Nicolas Longépé is currently a Research Engineer in the Radar Application Division of Collecte Localisation Satellites (CLS), Plouzané, France. He has worked with CLS since 2010. From 2007 to 2010, he was with the Earth Observation Research Center of the Japan Aerospace Exploration Agency (JAXA) in Tokyo, Japan, for 11 months as a Japan Society for the Promotion of Science Fellow, and then as an Invited Researcher. His research interests include space-borne remote sensing applied to maritime security (oil spill, sea ice, iceberg, and ship detection/tracking) and to environmental and natural resource management.
Good afternoon, Nicolas – first of all, would you tell us what CLS is and what it does?
Since 1986, CLS, a subsidiary of CNES (French Space Agency), IFREMER (French Research Institute for exploration of the sea) and the investment company ARDIAN, has developed satellite services for localization and environmental data collection, space oceanography, and radar detection. We target 5-6 different markets, namely Space, Environment, Tracking, Energy O&G, Maritime Security, and last but not least, fisheries.
Thanks for describing that, Nicolas. Would you please explain why an organization like CLS has decided to join the BlueBRIDGE consortium?
Well, one of the main reasons is that BlueBRIDGE is developing technologies for three major domains that are also at the core of CLS:
- Sustainable management of marine resources including Fisheries Monitoring Centers (FMC) and fish stock planning.
- Environmental monitoring: oceanography, wildlife, oil pollution, climate change, Copernicus marine core service, etc.
- Maritime security including fisheries management and Illegal, Unreported, and Unregulated (IUU) fishing monitoring.
In particular, in BlueBRIDGE we are working on a promising application to semi-automatically identify aquaculture structures using satellite remote sensing data (the so-called Aquaculture Atlas Generation) that is at the intersection of these three domains (sustainable aquaculture, impact on environment, potentially illegal aquaculture feature detection).
Why is this so different from current aquaculture atlas techniques?
We are actually building a System for the Production of an Aquaculture Atlas (AAPS) from Earth Observation imagery. We take the data coming from satellites as input and, as output, we generate geospatial information about aquaculture. Up to now, we have been focusing on Greece. We have developed software that automatically detects marine fish cages. We have also developed dedicated Geographic Information System (GIS) software to ease the analysis of operators.

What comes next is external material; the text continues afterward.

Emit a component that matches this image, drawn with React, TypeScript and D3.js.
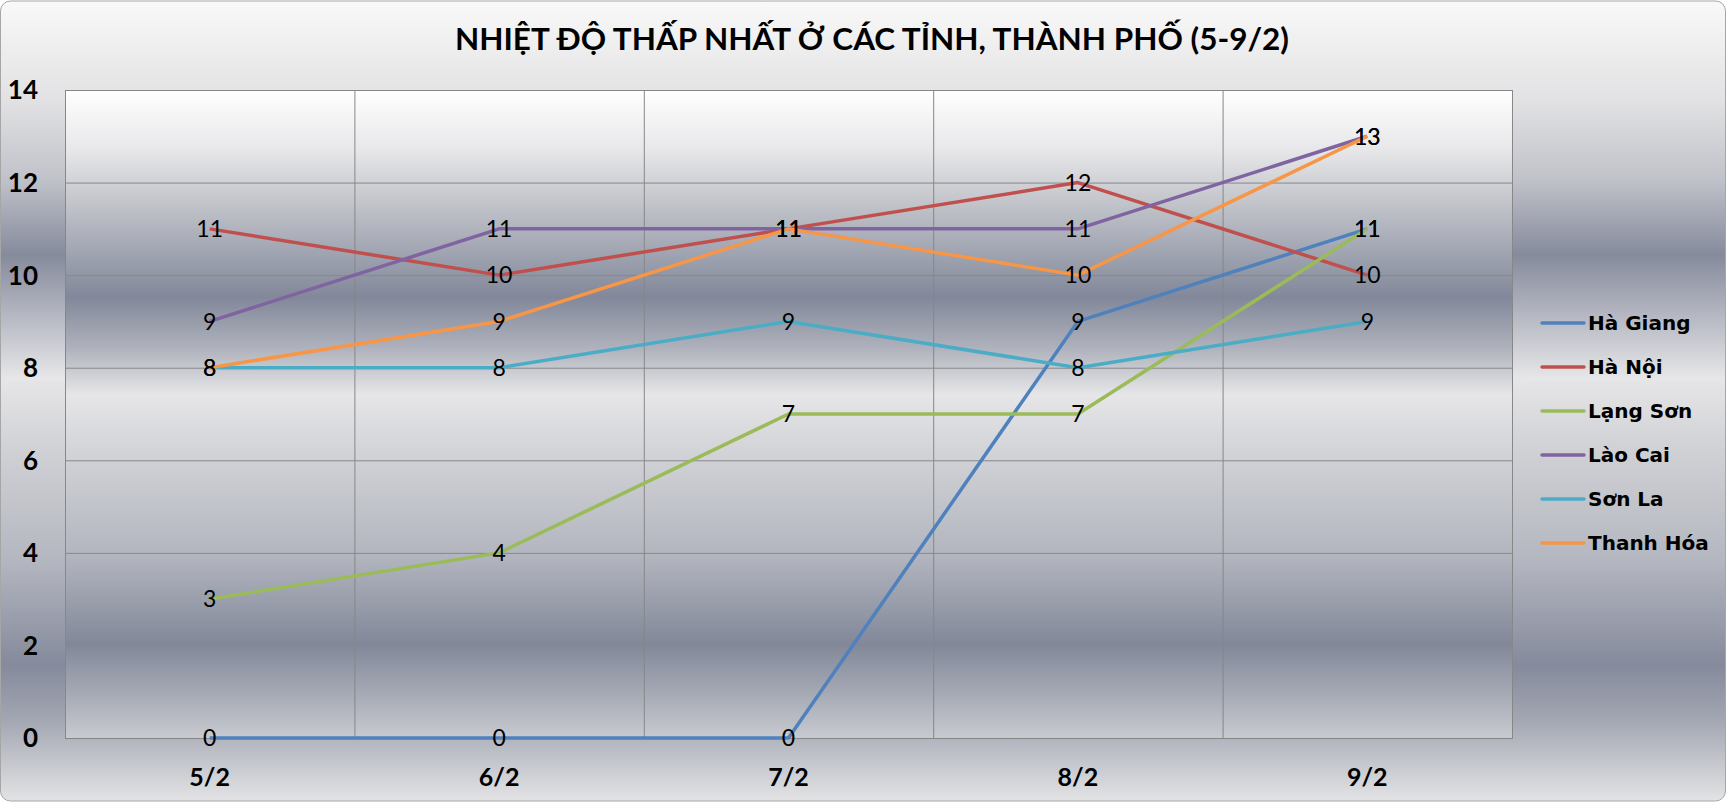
import React, { useEffect } from "react";
import * as d3 from "d3";

// data
const title = "NHIỆT ĐỘ THẤP NHẤT Ở CÁC TỈNH, THÀNH PHỐ (5-9/2)";
const days = ["5/2", "6/2", "7/2", "8/2", "9/2"];
const yTicks = [0, 2, 4, 6, 8, 10, 12, 14];
const haGiang = [0, 0, 0, 9, 11];
const haNoi = [11, 10, 11, 12, 10];
const langSon = [3, 4, 7, 7, 11];
const laoCai = [9, 11, 11, 11, 13];
const sonLa = [8, 8, 9, 8, 9];
const thanhHoa = [8, 9, 11, 10, 13];

const series = [
  { name: "Hà Giang", values: haGiang, color: "#4F81BD" },
  { name: "Hà Nội", values: haNoi, color: "#C0504D" },
  { name: "Lạng Sơn", values: langSon, color: "#9BBB59" },
  { name: "Lào Cai", values: laoCai, color: "#8064A2" },
  { name: "Sơn La", values: sonLa, color: "#4BACC6" },
  { name: "Thanh Hóa", values: thanhHoa, color: "#F79646" },
];

const W = 1727;
const H = 802;
const plot = { left: 65, right: 1512, top: 90, bottom: 738 };

const narrow = "'Liberation Sans Narrow', 'Arial Narrow', Lato, sans-serif";

export default function App() {
  useEffect(() => {
    document.body.style.margin = "0";
  }, []);

  const x = d3.scaleBand<string>().domain(days).range([plot.left, plot.right]);
  const y = d3.scaleLinear().domain([0, 14]).range([plot.bottom, plot.top]);
  const cx = (d: string) => (x(d) ?? 0) + x.bandwidth() / 2;

  const line = d3
    .line<number>()
    .x((_, i) => cx(days[i]))
    .y((v) => y(v));

  const bounds = days.slice(1).map((d) => x(d) ?? 0);

  return (
    <svg width={W} height={H} style={{ display: "block" }}>
      <defs>
        <linearGradient id="bg" gradientUnits="userSpaceOnUse" x1="0" y1="0" x2="0" y2={H}>
          <stop offset={0} stopColor="#f9f9f9" />
          <stop offset={100 / H} stopColor="#e2e2e4" />
          <stop offset={180 / H} stopColor="#c0c2c9" />
          <stop offset={255 / H} stopColor="#868b9c" />
          <stop offset={300 / H} stopColor="#a9acb8" />
          <stop offset={378 / H} stopColor="#e6e6e8" />
          <stop offset={450 / H} stopColor="#d0d1d5" />
          <stop offset={560 / H} stopColor="#b4b7c0" />
          <stop offset={665 / H} stopColor="#858a9c" />
          <stop offset={720 / H} stopColor="#a3a7b2" />
          <stop offset={1} stopColor="#e4e4e6" />
        </linearGradient>
        <linearGradient
          id="plotbg"
          gradientUnits="userSpaceOnUse"
          x1="0"
          y1={plot.top}
          x2="0"
          y2={plot.bottom}
        >
          <stop offset={0} stopColor="#ffffff" />
          <stop offset={0.09} stopColor="#e8e8ea" />
          <stop offset={0.17} stopColor="#c4c6cc" />
          <stop offset={0.32} stopColor="#82889a" />
          <stop offset={0.4} stopColor="#b0b3bd" />
          <stop offset={0.47} stopColor="#e6e6e8" />
          <stop offset={0.57} stopColor="#d0d1d6" />
          <stop offset={0.72} stopColor="#b2b5be" />
          <stop offset={0.855} stopColor="#82889a" />
          <stop offset={0.93} stopColor="#a5a9b4" />
          <stop offset={1} stopColor="#c8cad0" />
        </linearGradient>
      </defs>

      <rect x={0.5} y={1} width={W - 2} height={H - 2} rx={10} fill="url(#bg)" stroke="#a6a6a6" />

      <text
        x={872}
        y={50}
        textAnchor="middle"
        fontFamily={narrow}
        fontWeight="bold"
        fontSize={30}
        textLength={834}
        lengthAdjust="spacingAndGlyphs"
        fill="#000"
      >
        {title}
      </text>

      {/* plot area */}
      <rect
        x={plot.left}
        y={plot.top}
        width={plot.right - plot.left}
        height={plot.bottom - plot.top}
        fill="url(#plotbg)"
      />
      {yTicks.map((t) => (
        <line key={"h" + t} x1={plot.left} x2={plot.right} y1={y(t) + 0.5} y2={y(t) + 0.5} stroke="#878787" strokeWidth={1} />
      ))}
      {bounds.map((b, i) => (
        <line key={"v" + i} x1={b + 0.5} x2={b + 0.5} y1={plot.top} y2={plot.bottom} stroke="#878787" strokeWidth={1} />
      ))}
      <rect
        x={plot.left + 0.5}
        y={plot.top + 0.5}
        width={plot.right - plot.left}
        height={plot.bottom - plot.top}
        fill="none"
        stroke="#878787"
      />

      {/* y axis labels */}
      {yTicks.map((t) => (
        <text
          key={"yl" + t}
          x={38}
          y={y(t)}
          dy="0.36em"
          textAnchor="end"
          fontFamily={narrow}
          fontWeight="bold"
          fontSize={26}
          fill="#000"
        >
          {t}
        </text>
      ))}

      {/* x axis labels */}
      {days.map((d) => (
        <text
          key={"xl" + d}
          x={cx(d)}
          y={786}
          textAnchor="middle"
          fontFamily={narrow}
          fontWeight="bold"
          fontSize={25}
          fill="#000"
        >
          {d}
        </text>
      ))}

      {/* lines */}
      {series.map((s) => (
        <path
          key={s.name}
          d={line(s.values) ?? ""}
          fill="none"
          stroke={s.color}
          strokeWidth={3.5}
          strokeLinejoin="round"
        />
      ))}

      {/* data labels */}
      {series.map((s) =>
        s.values.map((v, i) => (
          <text
            key={s.name + i}
            x={cx(days[i])}
            y={y(v)}
            dy="0.36em"
            textAnchor="middle"
            fontFamily={narrow}
            fontSize={23}
            fill="#000"
          >
            {v}
          </text>
        ))
      )}

      {/* legend */}
      {series.map((s, i) => {
        const ly = 323 + i * 44;
        return (
          <g key={"lg" + s.name}>
            <line x1={1542} x2={1584} y1={ly} y2={ly} stroke={s.color} strokeWidth={3.5} strokeLinecap="round" />
            <text
              x={1588}
              y={ly}
              dy="0.36em"
              fontFamily="'DejaVu Sans', sans-serif"
              fontWeight="bold"
              fontSize={20}
              fill="#000"
            >
              {s.name}
            </text>
          </g>
        );
      })}
    </svg>
  );
}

The overall system will be easy to use, fast, efficient, and dedicatedly tuned for aquaculture needs.
As you can see, satellite imagery is of paramount importance for the Blue Growth sector, as satellite is often a unique and affordable means through which to provide information on wide marine or coastal areas, compared to the deployment of in-situ sensors, ships. The most important thing to remember is that the cost of satellite services is also decreasing with the increase of the number of Earth Observation satellite missions. For example, you just have to think that all the data generated by the European Copernicus program through Sentinel-1 with a High resolution Radar sensor or Sentinel-2 with a multispectral optical sensor and Sentinel-3 for oceanography, sea topography, Sea Surface Temperature (SST), ocean color, are completely free! Satellite data are still a not completed exploited resource, and we can still benefit a lot from them! In BlueBRIDGE, we would like to demonstrate the value behind these data for the aquaculture sector. Maybe this can be an example also for other sectors!

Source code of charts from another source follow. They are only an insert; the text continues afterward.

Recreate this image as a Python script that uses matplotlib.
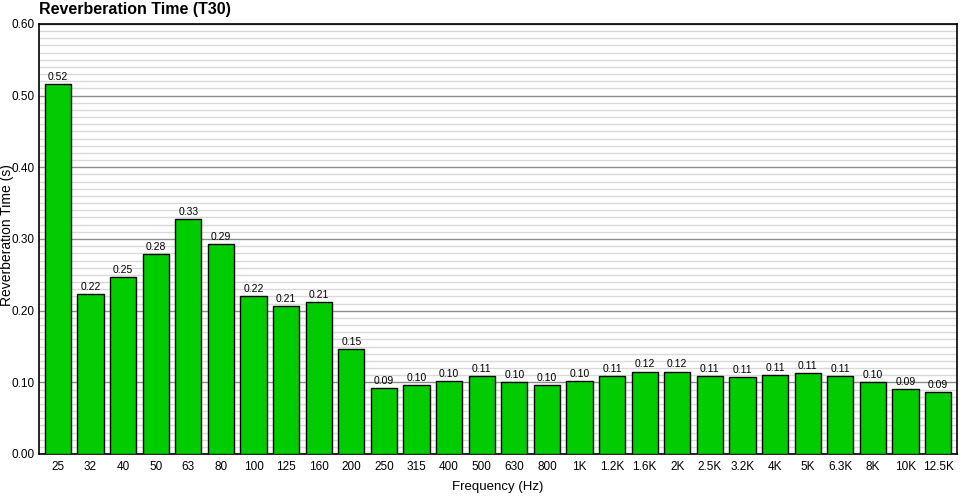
import numpy as np
import matplotlib
matplotlib.use("Agg")
import matplotlib.pyplot as plt

# Fréquences (bandes de tiers d'octave) et temps de réverbération T30
frequences = ["25", "32", "40", "50", "63", "80", "100", "125", "160", "200",
              "250", "315", "400", "500", "630", "800", "1K", "1.2K", "1.6K", "2K",
              "2.5K", "3.2K", "4K", "5K", "6.3K", "8K", "10K", "12.5K"]
t30 = [0.516, 0.223, 0.247, 0.279, 0.328, 0.293, 0.220, 0.206, 0.212, 0.146,
       0.092, 0.096, 0.102, 0.109, 0.100, 0.096, 0.102, 0.109, 0.115, 0.115,
       0.109, 0.107, 0.110, 0.113, 0.109, 0.100, 0.091, 0.086]

plt.rcParams['font.family'] = ['Liberation Sans', 'DejaVu Sans']

fig = plt.figure(figsize=(9.7, 5.01), dpi=100)
ax = fig.add_axes([39 / 970, 47 / 501, 918 / 970, 430 / 501])

x = np.arange(len(frequences))
ax.bar(x, t30, width=0.8, color='#00cc00', edgecolor='black', linewidth=1.0, zorder=3)

# Étiquettes des valeurs
for xi, v in zip(x, t30):
    ax.text(xi, v + 0.003, f"{v:.2f}", ha='center', va='bottom', fontsize=7.5, zorder=4)

ax.set_xlim(-0.58, len(frequences) - 0.42)
ax.set_ylim(0, 0.6)
ax.set_xticks(x)
ax.set_xticklabels(frequences, fontsize=8.5)
ax.set_yticks(np.arange(0, 0.61, 0.1))
ax.set_yticklabels([f"{t:.2f}" for t in np.arange(0, 0.61, 0.1)], fontsize=8.5)
ax.set_yticks(np.arange(0, 0.6, 0.01), minor=True)
ax.tick_params(axis='y', which='both', length=0, pad=3)
ax.tick_params(axis='x', which='both', length=0, pad=5)

# Grille
ax.grid(True, axis='y', which='major', color='#8c8c8c', linewidth=1.0, zorder=0)
ax.grid(True, axis='y', which='minor', color='#d9d9d9', linewidth=1.0, zorder=0)

for s in ax.spines.values():
    s.set_color('black')
    s.set_linewidth(1.2)

ax.set_xlabel("Frequency (Hz)", fontsize=9.5, labelpad=6)
ax.set_ylabel("Reverberation Time (s)", fontsize=10)
ax.yaxis.set_label_coords(-25 / 918, 0.51)
fig.text(39 / 970, 1 - 2 / 501, "Reverberation Time (T30)", fontsize=11.5, fontweight='bold',
         ha='left', va='top')

fig.savefig("out.png", dpi=100)
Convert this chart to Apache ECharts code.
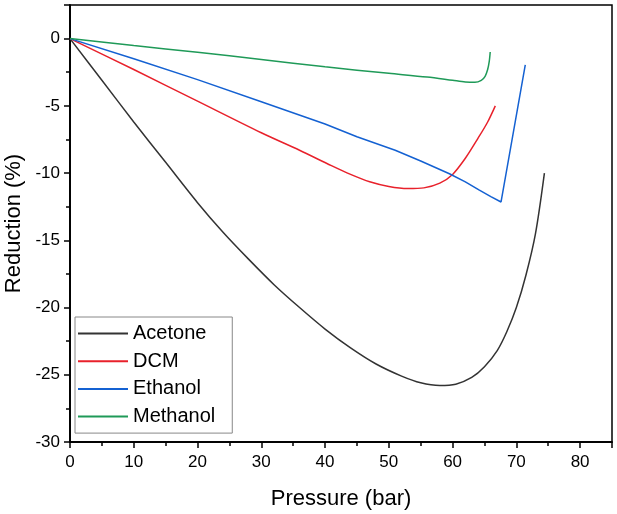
<!DOCTYPE html>
<html>
<head>
<meta charset="utf-8">
<script src="https://cdn.jsdelivr.net/npm/echarts@6/dist/echarts.min.js"></script>
<style>
  html, body { margin: 0; padding: 0; background: #fff; }
  #chart { width: 617px; height: 514px; }
</style>
</head>
<body>
<div id="chart"></div>
<script>
// series names
const seriesNames = ['Acetone', 'DCM', 'Ethanol', 'Methanol']

// [pressure (bar), reduction (%)]
const acetone = [
  [0, 0], [5, -3.1], [10, -6.2], [15, -9.2], [20, -12.2], [24, -14.4],
  [28, -16.4], [32, -18.3], [36, -20.0], [40, -21.6], [44, -23.0],
  [48, -24.2], [52, -25.1], [55, -25.6], [58, -25.8], [60.5, -25.7],
  [63, -25.2], [65, -24.4], [67, -23.2], [68.5, -21.8], [70, -20.0],
  [71.5, -17.6], [73, -14.5], [74.4, -10.0]
]
const dcm = [
  [0, 0], [10, -2.3], [20, -4.65], [30, -7.0], [36, -8.3], [41, -9.45],
  [44, -10.1], [47, -10.65], [50, -11.0], [53, -11.15], [55.5, -11.1],
  [58, -10.75], [60, -10.1], [62, -8.9], [64, -7.4], [65.5, -6.2], [66.7, -5.0]
]
const ethanol = [
  [0, 0], [10, -1.5], [20, -3.05], [30, -4.7], [40, -6.35], [45, -7.3],
  [51, -8.3], [55, -9.1], [59.5, -10.05], [62, -10.65], [64.2, -11.27],
  [66, -11.75], [67.6, -12.15], [71.4, -1.95]
]
const methanol = [
  [0, 0], [10, -0.52], [20, -1.02], [30, -1.55], [40, -2.1], [50, -2.58],
  [56, -2.86], [60, -3.1], [62, -3.22], [63.5, -3.25], [64.5, -3.1],
  [65.1, -2.8], [65.5, -2.3], [65.75, -1.7], [65.9, -1.0]
]

const colors = ['#333333', '#e8212b', '#1461d2', '#1f9a58']
const font = 'Liberation Sans, Arial, sans-serif'

const chart = echarts.init(document.getElementById('chart'))

const mkLine = (name, data, color, smooth) => ({
  name: name,
  type: 'line',
  data: data,
  smooth: smooth,
  showSymbol: false,
  symbol: 'none',
  lineStyle: { color: color, width: 1.5 },
  itemStyle: { color: color }
})

const axisBlack = { color: '#000', width: 1.5 }

chart.setOption({
  animation: false,
  backgroundColor: '#fff',
  grid: {
    left: 70, right: 5, top: 5, bottom: 72,
    outerBoundsMode: 'none',
    show: true, borderColor: '#000', borderWidth: 1.5
  },
  legend: {
    orient: 'vertical',
    left: 75, top: 317,
    data: seriesNames,
    icon: 'rect',
    itemWidth: 50, itemHeight: 2,
    itemGap: 7.7,
    itemTextGap: 8,
    padding: [6.5, 17, 6.5, 3],
    borderColor: '#888', borderWidth: 1,
    textStyle: { fontSize: 20, lineHeight: 20, color: '#000', fontFamily: font }
  },
  xAxis: [{
    type: 'value',
    min: 0, max: 85, interval: 10,
    name: 'Pressure (bar)',
    nameLocation: 'middle',
    nameGap: 46,
    nameTextStyle: { fontSize: 22, color: '#000', fontFamily: font },
    axisLine: { onZero: false, lineStyle: axisBlack },
    axisTick: { length: 6, lineStyle: axisBlack },
    splitLine: { show: false },
    axisLabel: {
      fontSize: 17, color: '#000', fontFamily: font, margin: 12,
      formatter: v => (v % 10 === 0 ? String(v) : '')
    }
  }, {
    // minor ticks every 5 bar
    type: 'value',
    position: 'bottom',
    min: 0, max: 85, interval: 5,
    axisLine: { onZero: false, lineStyle: axisBlack },
    axisTick: { length: 4, lineStyle: axisBlack },
    axisLabel: { show: false },
    splitLine: { show: false }
  }],
  yAxis: [{
    type: 'value',
    min: -30, max: 2.5, interval: 5,
    name: 'Reduction (%)',
    nameLocation: 'middle',
    nameGap: 44,
    nameTextStyle: { fontSize: 22, color: '#000', fontFamily: font },
    axisLine: { onZero: false, lineStyle: axisBlack },
    axisTick: { length: 6, lineStyle: axisBlack },
    splitLine: { show: false },
    axisLabel: {
      fontSize: 17, color: '#000', fontFamily: font, margin: 10,
      formatter: v => (v % 5 === 0 ? String(v) : '')
    }
  }, {
    // minor ticks every 2.5 %
    type: 'value',
    position: 'left',
    min: -30, max: 2.5, interval: 2.5,
    axisLine: { onZero: false, lineStyle: axisBlack },
    axisTick: { length: 4, lineStyle: axisBlack },
    axisLabel: { show: false },
    splitLine: { show: false }
  }],
  series: [
    mkLine(seriesNames[0], acetone, colors[0], 0.3),
    mkLine(seriesNames[1], dcm, colors[1], 0.3),
    mkLine(seriesNames[2], ethanol, colors[2], false),
    mkLine(seriesNames[3], methanol, colors[3], 0.3)
  ]
})
</script>
</body>
</html>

It looks like this application can have a big impact on aquaculture structure detection.
This application will be of particular interest for CLS, especially within the INDESO project, a national project in Indonesia that intends to provide a forecasting and management center for marine resources, making it possible to predict changes in fishery resources and protect them (in which CLS is involved). But it doesn’t stop there: any country could make use of this application. Currently, the Food and Agriculture Organisation (FAO) of the United Nations is also very interested in this application to enrich its National Aquaculture Sector Overview (NASO) map collection with information on exact delineation of all the fish cages in all the fish farms in Greece. The need of better geospatial information of aquaculture features is also of particular importance in South East Asia, where comprehensive data sets are often lacking in spite of a major increase in aquaculture in the economy. New site identification, diversification with new species selection, and enhanced production are the 3 components, for example, for seaweed aquaculture. In-depth knowledge of geospatial information about the past and the current situation is the key to move forward, and to better analyze the future potential.
Thank you, Nicolas, for your time. We look forward to the final release of the aquaculture atlas!